I wanted a solution to know that I was being silent. I didn't turn up anything useful in a few searches and a question to the programming subreddit. Eventually I found the NAudio library for C# and read through a few of the example code files. I also tried to follow a few tutorials but I was using a WinForm and they were using WPF, which caused some inconsistency with what I saw in my solution to theirs. 

The Plan

The solution I wanted needed to do only a couple things and it really didn't end up being more complicated than I thought once I had a way to get audio.

The pseudocode I envisioned went like this: 

  1. Is there sound (above a threshold)?
  2. Set a timer for X seconds.
  3. If there is sound, reset timer, else display message. 

As you can see I didn't want much. I ended up finding the NAudio API to get the microphone input. The rest was simple controls and logic. In the end I added a few things I didn't know I might need or want. The screenshot below shows the final product. A Windows Form that has a few settings and a few labels for output. 

Audio form I created

As you can see, it is not "pretty" but it functions. I didn't figure out what the actual values of the input were in decibels. I am sure it can be done but for the task I worked with the values as they are. I created some controls to pick an input, to adjust the silence timer, to adjust the sample rate (mostly for debugging and setting up settings), and to adjust the minimum noise to capture (gating). The buttons stop/start the timers, and the labels display the input information (or lack of). I had tried to implement a progress bar instead of the label to show captured values against but it was more trouble than it was worth.

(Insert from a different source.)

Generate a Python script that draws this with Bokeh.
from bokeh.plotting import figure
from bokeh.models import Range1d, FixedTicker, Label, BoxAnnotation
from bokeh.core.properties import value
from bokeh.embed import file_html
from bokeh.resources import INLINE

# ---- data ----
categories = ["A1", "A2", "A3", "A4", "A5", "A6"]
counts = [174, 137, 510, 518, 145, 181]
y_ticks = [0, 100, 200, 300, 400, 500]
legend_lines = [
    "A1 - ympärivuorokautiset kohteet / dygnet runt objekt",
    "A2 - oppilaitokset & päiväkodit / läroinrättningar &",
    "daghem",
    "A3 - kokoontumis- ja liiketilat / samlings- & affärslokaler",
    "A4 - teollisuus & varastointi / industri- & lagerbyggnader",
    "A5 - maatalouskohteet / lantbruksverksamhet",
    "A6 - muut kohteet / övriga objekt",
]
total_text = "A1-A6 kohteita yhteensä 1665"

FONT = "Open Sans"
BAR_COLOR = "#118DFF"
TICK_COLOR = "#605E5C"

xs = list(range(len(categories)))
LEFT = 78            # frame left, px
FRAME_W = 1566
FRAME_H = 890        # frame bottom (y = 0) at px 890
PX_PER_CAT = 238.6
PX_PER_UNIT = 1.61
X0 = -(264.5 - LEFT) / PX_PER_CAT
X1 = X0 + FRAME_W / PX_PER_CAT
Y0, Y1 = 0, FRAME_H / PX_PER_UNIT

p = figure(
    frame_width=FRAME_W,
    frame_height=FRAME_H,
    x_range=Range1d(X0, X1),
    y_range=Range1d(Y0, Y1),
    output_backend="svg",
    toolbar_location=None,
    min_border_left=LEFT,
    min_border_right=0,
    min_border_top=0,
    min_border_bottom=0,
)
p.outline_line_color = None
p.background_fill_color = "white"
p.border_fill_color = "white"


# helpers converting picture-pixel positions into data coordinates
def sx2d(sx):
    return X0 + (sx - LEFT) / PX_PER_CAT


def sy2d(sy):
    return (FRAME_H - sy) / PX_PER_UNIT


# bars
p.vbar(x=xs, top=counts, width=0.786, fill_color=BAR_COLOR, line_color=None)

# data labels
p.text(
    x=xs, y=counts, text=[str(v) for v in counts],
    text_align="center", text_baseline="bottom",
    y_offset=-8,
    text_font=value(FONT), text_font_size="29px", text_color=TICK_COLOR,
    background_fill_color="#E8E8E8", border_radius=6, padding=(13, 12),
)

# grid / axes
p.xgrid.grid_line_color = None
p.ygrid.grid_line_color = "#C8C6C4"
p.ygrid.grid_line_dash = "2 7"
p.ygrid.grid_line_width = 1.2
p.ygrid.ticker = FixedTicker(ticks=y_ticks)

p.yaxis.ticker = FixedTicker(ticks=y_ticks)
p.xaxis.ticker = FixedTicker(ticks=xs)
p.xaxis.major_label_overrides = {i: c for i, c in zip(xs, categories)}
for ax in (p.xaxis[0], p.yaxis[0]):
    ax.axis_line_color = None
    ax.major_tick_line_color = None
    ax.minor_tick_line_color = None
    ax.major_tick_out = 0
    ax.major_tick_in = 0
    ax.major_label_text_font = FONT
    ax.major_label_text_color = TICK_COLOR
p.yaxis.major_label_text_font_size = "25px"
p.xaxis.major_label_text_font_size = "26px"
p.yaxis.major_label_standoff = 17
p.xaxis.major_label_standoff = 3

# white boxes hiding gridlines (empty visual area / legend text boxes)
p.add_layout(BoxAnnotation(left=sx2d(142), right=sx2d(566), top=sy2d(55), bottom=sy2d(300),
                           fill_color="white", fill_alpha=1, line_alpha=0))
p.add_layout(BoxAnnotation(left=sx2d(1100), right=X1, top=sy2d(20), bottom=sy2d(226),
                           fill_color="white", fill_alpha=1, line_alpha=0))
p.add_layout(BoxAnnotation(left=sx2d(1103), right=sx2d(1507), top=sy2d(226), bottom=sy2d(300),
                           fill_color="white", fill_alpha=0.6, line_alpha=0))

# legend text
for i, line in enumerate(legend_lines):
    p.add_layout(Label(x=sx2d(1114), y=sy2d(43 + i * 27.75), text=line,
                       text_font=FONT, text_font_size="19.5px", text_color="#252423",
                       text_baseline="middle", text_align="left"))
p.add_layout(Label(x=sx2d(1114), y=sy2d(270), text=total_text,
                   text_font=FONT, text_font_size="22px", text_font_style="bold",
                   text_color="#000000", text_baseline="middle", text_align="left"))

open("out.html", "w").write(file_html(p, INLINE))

I used the wav (16 bit) format code/examples. There was a wasapi (32 bit) example but I didn't need to use it. The result was the same either way: pass the captured value to my logic. 

Drawbacks

There are a handful of things this doesn't or can't do. It doesn't have a real time, decibel reference (a progress bar for decibel levels). C# and the NAudio API have a limited capacity to sample input. Audio capture/processing is difficult for me to understand (with the resources I was using and my lack of domain experience). Had I wanted to build something more complicated and with more bells and whistles I don't think I would have been able to, in any reasonable time frame. The good thing was that the code from their tutorial didn't require a deep understanding, the decibel level is an unneeded luxury, and the sampling rate is more than sufficient for my use.

The code is on GitHub even though it's so simple it might not seem worth it. I mean it's seriously less than 200 lines and that is with a lot of junk (comments, spacing, etc). It isn't perfect but it's another tool to help me and it was pretty interesting learning some (I totally didn't learn anything in depth, it goes deep!) about how audio works.